**WHAT IS NEEDED**: Look through the data below and output, unchanged, every line from the one holding "Write a Python" through the one holding "fig = go.Figure()", inclusive. Skip the pictures.

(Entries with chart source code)
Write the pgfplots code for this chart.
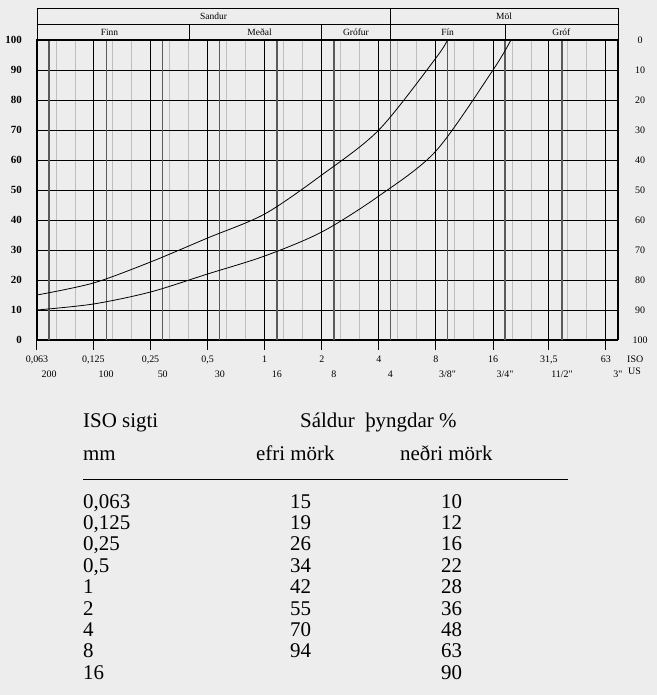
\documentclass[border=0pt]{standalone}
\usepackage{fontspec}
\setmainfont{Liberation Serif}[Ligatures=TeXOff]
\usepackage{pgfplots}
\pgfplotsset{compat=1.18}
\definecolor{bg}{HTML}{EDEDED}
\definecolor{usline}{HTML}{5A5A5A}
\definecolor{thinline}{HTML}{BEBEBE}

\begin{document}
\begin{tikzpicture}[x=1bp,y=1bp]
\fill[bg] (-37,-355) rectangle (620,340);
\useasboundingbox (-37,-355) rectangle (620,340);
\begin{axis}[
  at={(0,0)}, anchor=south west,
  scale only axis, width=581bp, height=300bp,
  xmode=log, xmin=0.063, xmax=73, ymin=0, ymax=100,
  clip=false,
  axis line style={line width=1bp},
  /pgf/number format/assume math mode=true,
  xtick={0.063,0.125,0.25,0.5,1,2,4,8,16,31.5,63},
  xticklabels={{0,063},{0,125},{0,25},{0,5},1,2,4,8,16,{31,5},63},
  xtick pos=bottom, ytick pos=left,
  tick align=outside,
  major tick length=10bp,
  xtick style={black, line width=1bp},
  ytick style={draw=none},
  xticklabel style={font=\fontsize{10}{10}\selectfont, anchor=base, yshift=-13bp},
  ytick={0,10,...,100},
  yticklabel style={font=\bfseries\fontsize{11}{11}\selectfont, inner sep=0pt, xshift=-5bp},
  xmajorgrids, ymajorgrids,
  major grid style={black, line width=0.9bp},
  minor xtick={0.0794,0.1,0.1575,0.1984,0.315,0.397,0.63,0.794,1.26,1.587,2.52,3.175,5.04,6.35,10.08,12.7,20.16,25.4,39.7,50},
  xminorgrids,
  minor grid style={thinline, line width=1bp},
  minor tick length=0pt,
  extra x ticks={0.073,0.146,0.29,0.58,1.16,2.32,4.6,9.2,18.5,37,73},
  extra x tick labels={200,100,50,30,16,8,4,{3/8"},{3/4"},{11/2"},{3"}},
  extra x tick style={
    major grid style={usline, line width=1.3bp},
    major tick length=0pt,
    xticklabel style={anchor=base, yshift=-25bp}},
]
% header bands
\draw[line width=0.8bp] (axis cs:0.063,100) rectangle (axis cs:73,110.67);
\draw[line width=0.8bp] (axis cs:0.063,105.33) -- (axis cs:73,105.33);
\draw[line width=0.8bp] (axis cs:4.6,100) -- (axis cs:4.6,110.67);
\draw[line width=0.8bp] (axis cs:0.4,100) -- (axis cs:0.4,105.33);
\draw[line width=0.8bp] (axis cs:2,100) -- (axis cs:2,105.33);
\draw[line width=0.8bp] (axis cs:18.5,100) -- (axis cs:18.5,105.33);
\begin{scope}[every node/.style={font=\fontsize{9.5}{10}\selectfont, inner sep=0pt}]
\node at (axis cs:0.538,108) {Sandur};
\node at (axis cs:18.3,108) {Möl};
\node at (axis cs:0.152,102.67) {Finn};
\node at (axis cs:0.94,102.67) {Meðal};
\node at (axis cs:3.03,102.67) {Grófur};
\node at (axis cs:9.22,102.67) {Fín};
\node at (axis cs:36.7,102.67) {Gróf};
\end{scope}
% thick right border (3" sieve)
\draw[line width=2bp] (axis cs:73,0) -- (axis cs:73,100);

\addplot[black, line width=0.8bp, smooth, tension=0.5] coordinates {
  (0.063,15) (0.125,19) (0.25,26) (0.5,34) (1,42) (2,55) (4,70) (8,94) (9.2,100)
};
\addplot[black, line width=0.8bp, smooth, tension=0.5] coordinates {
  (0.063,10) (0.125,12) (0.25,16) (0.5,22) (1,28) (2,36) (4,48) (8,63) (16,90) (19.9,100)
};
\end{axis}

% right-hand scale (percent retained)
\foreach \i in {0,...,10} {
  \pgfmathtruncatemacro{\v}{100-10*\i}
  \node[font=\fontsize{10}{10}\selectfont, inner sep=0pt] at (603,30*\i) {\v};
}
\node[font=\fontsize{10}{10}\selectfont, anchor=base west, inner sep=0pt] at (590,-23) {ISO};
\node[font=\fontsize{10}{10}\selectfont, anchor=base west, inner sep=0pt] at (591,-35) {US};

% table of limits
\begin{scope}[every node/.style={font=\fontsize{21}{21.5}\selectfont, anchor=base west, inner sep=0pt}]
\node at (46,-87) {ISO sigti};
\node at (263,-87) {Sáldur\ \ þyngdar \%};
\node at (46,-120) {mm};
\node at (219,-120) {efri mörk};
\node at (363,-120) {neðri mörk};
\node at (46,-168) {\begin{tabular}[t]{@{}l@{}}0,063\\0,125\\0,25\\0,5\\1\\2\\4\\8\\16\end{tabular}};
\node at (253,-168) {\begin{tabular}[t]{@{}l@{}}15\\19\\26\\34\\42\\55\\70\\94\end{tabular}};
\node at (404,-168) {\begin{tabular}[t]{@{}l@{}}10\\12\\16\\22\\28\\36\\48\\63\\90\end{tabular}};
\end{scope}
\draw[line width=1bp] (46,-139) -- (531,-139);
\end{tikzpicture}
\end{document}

...

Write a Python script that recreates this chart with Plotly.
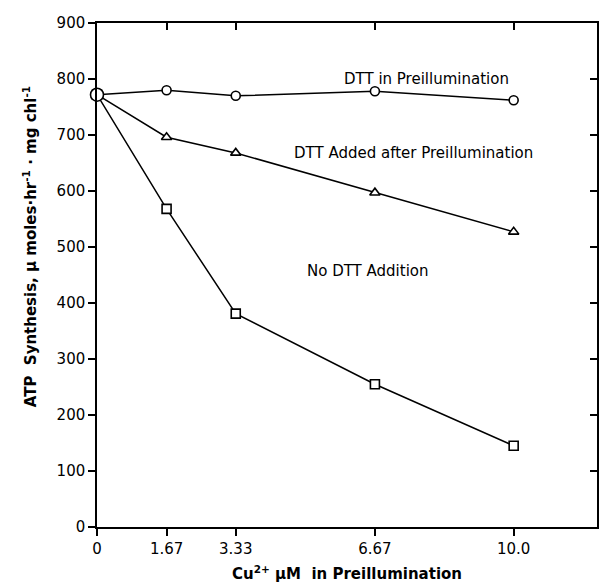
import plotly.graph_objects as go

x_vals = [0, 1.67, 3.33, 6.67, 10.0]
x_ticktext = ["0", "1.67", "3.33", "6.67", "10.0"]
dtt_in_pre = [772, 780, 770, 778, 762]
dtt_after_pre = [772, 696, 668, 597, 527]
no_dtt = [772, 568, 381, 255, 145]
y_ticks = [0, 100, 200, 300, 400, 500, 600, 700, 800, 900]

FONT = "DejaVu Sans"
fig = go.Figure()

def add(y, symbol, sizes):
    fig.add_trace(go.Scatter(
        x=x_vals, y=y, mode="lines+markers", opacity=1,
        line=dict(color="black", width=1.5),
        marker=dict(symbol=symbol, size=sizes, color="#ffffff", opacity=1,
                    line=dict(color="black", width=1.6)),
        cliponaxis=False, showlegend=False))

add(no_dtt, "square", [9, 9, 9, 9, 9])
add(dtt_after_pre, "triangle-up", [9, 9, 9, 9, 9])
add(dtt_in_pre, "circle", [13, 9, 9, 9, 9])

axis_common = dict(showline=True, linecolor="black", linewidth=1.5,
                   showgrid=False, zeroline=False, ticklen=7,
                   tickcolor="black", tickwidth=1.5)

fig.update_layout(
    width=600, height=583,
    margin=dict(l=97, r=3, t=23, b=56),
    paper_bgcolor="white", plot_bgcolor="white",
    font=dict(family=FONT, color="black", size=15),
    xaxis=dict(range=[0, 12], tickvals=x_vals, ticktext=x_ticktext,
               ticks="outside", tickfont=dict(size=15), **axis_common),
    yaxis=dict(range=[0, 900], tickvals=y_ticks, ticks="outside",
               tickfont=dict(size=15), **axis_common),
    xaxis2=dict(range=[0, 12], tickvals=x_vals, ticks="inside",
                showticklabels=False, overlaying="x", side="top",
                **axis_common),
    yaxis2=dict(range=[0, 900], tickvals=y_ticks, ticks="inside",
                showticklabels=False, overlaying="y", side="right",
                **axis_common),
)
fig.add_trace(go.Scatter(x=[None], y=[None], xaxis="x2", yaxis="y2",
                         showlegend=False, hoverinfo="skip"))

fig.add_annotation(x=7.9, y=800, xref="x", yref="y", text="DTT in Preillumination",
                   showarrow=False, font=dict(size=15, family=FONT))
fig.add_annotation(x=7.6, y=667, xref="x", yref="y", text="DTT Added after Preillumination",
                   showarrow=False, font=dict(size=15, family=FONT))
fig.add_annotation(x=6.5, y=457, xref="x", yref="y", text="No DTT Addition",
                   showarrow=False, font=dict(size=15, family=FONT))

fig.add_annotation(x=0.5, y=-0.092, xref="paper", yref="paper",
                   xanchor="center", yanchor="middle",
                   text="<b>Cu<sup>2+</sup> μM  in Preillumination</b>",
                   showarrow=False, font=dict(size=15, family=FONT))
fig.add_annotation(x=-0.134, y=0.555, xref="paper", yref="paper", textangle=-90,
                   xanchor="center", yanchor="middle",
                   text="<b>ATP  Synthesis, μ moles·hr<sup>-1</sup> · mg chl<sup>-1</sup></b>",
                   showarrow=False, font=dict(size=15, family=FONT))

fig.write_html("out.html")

**THE SOLUTION**:
Write a Python script that recreates this chart with Plotly.
import plotly.graph_objects as go

x_vals = [0, 1.67, 3.33, 6.67, 10.0]
x_ticktext = ["0", "1.67", "3.33", "6.67", "10.0"]
dtt_in_pre = [772, 780, 770, 778, 762]
dtt_after_pre = [772, 696, 668, 597, 527]
no_dtt = [772, 568, 381, 255, 145]
y_ticks = [0, 100, 200, 300, 400, 500, 600, 700, 800, 900]

FONT = "DejaVu Sans"
fig = go.Figure()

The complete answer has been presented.